しかし、本作ではただのイチャイチャ要員です。気が強く、夫と不仲だった美賀君も、癒し系になった。
『花燃ゆ』ではできなかった高みを本作は目指しているようです。
ついでに言っておくと、こんな古臭い昭和の妄想じみたヒロイン像は、女性のエンパワメントに無関係どころか有害です。
今週の演出チェック
今週も演出がパワフルで、いろいろ不安になりました。
栄一はやたらと走る。妻が寝込んでいようが走る。口半開きで走って美貌が台無しだろうが走る。
しかし人には限界ってものがあります。
ずーっとあんな風に走るよりも、馬を探しに行けばよいでしょう。お金はあります。
さらに宿屋にもハァハァ息を切らしながら飛び込みますが、一体どういうことでしょう?
宿の中であんな物騒なことを大声で話していては、どれだけ危険なことか。
そんなわけで、今週も奇妙な動きを見ているだけでムズムズさせていただきました。
本作を見ていると、何か間違った楽しみ方を見出している自分がいます。出来の悪いゲームのバグで遊んでいると言いましょうか。
にしても、すごかったですよね。公家の「攘夷の日にちを決めなされ!」ムーブと、慶喜のヤレヤレ顔スマイル。

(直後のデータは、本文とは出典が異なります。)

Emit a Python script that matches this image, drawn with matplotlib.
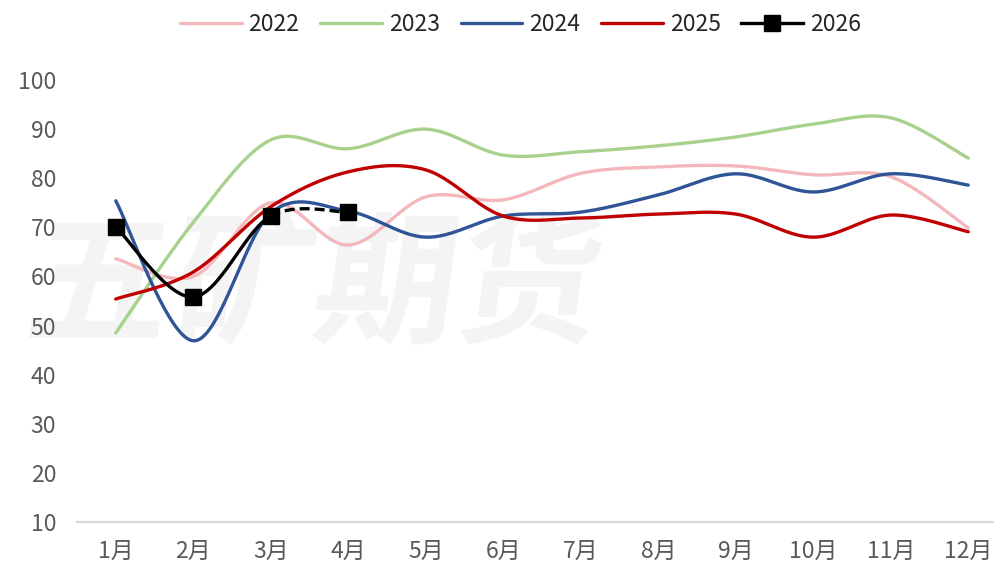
import numpy as np
import matplotlib.pyplot as plt
from matplotlib.font_manager import FontProperties
from matplotlib.textpath import TextPath
from matplotlib.patches import PathPatch
from matplotlib.transforms import Affine2D

plt.rcParams['font.family'] = ['Noto Sans CJK SC', 'DejaVu Sans']

months = ['1月', '2月', '3月', '4月', '5月', '6月', '7月', '8月', '9月', '10月', '11月', '12月']
v2022 = [63.6, 60.0, 75.0, 66.4, 76.2, 75.6, 81.0, 82.3, 82.5, 80.7, 80.3, 69.9]
v2023 = [48.5, 71.0, 87.8, 86.0, 90.0, 84.7, 85.4, 86.6, 88.4, 91.0, 92.3, 84.1]
v2024 = [75.4, 46.9, 72.9, 73.3, 68.0, 72.3, 73.1, 76.6, 80.9, 77.2, 80.9, 78.6]
v2025 = [55.4, 60.9, 74.2, 81.3, 81.7, 72.3, 71.9, 72.7, 72.7, 68.0, 72.5, 69.1]
v2026 = [70.1, 55.8, 72.3, 73.1]

C2022, C2023, C2024, C2025 = '#F4B8BC', '#A9D18E', '#2F5597', '#C00000'


def smooth(xs, ys, n=40):
    # Catmull-Rom curve through the points, like a smoothed office line chart
    xs = np.asarray(xs, float)
    ys = np.asarray(ys, float)
    px = np.concatenate([[xs[0]], xs, [xs[-1]]])
    py = np.concatenate([[ys[0]], ys, [ys[-1]]])
    outx, outy = [], []
    t = np.linspace(0, 1, n)
    for i in range(1, len(px) - 2):
        p0 = np.array([px[i], py[i]])
        p3 = np.array([px[i + 1], py[i + 1]])
        p1 = p0 + (np.array([px[i + 1], py[i + 1]]) - np.array([px[i - 1], py[i - 1]])) / 6
        p2 = p3 - (np.array([px[i + 2], py[i + 2]]) - np.array([px[i], py[i]])) / 6
        b = ((1 - t) ** 3)[:, None] * p0 + (3 * (1 - t) ** 2 * t)[:, None] * p1 \
            + (3 * (1 - t) * t ** 2)[:, None] * p2 + (t ** 3)[:, None] * p3
        if i > 1:
            b = b[1:]
        outx.append(b[:, 0])
        outy.append(b[:, 1])
    return np.concatenate(outx), np.concatenate(outy)


fig = plt.figure(figsize=(9.95, 5.68), dpi=100)
ax = fig.add_axes([77 / 995, 1 - 522 / 568, 930 / 995, 442 / 568])

# faint watermark behind the data
fp = FontProperties(family='Noto Sans CJK SC', weight='bold')
tp = TextPath((0, 0), '五矿期货', size=1, prop=fp)
bb = tp.get_extents()
sc = 560 / bb.width
tr = Affine2D().translate(-bb.x0, -bb.y0).skew_deg(8, 0).scale(sc / 100).translate(28 / 100, (568 - 345) / 100)
wm = PathPatch(tp, facecolor='#F4F4F4', edgecolor='none', transform=tr + fig.dpi_scale_trans, zorder=-1)
fig.add_artist(wm)
ax.set_facecolor('none')

x = np.arange(len(months))
lw = 2.4
for vals, col, lab in [(v2022, C2022, '2022'), (v2023, C2023, '2023'),
                       (v2024, C2024, '2024'), (v2025, C2025, '2025')]:
    sx, sy = smooth(x, vals)
    ax.plot(sx, sy, color=col, lw=lw, label=lab, solid_capstyle='round')

x26 = np.arange(len(v2026))
sx, sy = smooth(x26, v2026)
split = np.searchsorted(sx, 2.0) + 1
ax.plot(sx[:split], sy[:split], color='black', lw=lw, zorder=4)
ax.plot(sx[split - 1:], sy[split - 1:], color='black', lw=lw, ls=(0, (3, 1.5)), zorder=4)
ax.plot(x26, v2026, ls='none', marker='s', ms=12, color='black', zorder=5)
ax.plot([], [], color='black', lw=lw, marker='s', ms=12, label='2026')

ax.set_xlim(-0.5, len(months) - 0.5)
ax.set_ylim(10, 100)
ax.set_yticks(range(10, 101, 10))
ax.set_xticks(x)
ax.set_xticklabels(months)
for s in ['left', 'right', 'top']:
    ax.spines[s].set_visible(False)
ax.spines['bottom'].set_color('#D9D9D9')
ax.spines['bottom'].set_linewidth(1.5)
ax.tick_params(axis='both', length=0, labelsize=16.5, labelcolor='#595959')
ax.tick_params(axis='y', pad=15)
ax.tick_params(axis='x', pad=13)

leg = fig.legend(loc='center', bbox_to_anchor=(0.523, 0.957), ncol=5, frameon=False,
                 fontsize=16.5, handlelength=2.7, columnspacing=0.9, handletextpad=0.3)
for t in leg.get_texts():
    t.set_color('#262626')

fig.savefig('out.png', dpi=100)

慶喜が棒読みなのは、サイボーグじみた性格ゆえにそうされているのか。
そして円四郎がぼやきながらやってくる。
貧乏くじとか言いますけど、このドラマは幕末の価値観がよほど嫌いのようで、作り手が幼少期に読んだ漫画を再現したいらしい。
こんなラフで馬鹿げた君臣関係を描いて何がしたいのでしょう。
堤真一さんにも、しょうもねえスマイルをさせないでいただきたい。
他にも、美賀君の無茶苦茶ぎこちない背後からの抱きつきとか、藤田小四郎くんの煽られムーブとか、熱かったです。
やたらと叫び、掴みかかり、距離を縮めれば熱いと思っているらしい。
誰も迷惑を考えていなくて、あまりに自由ですね。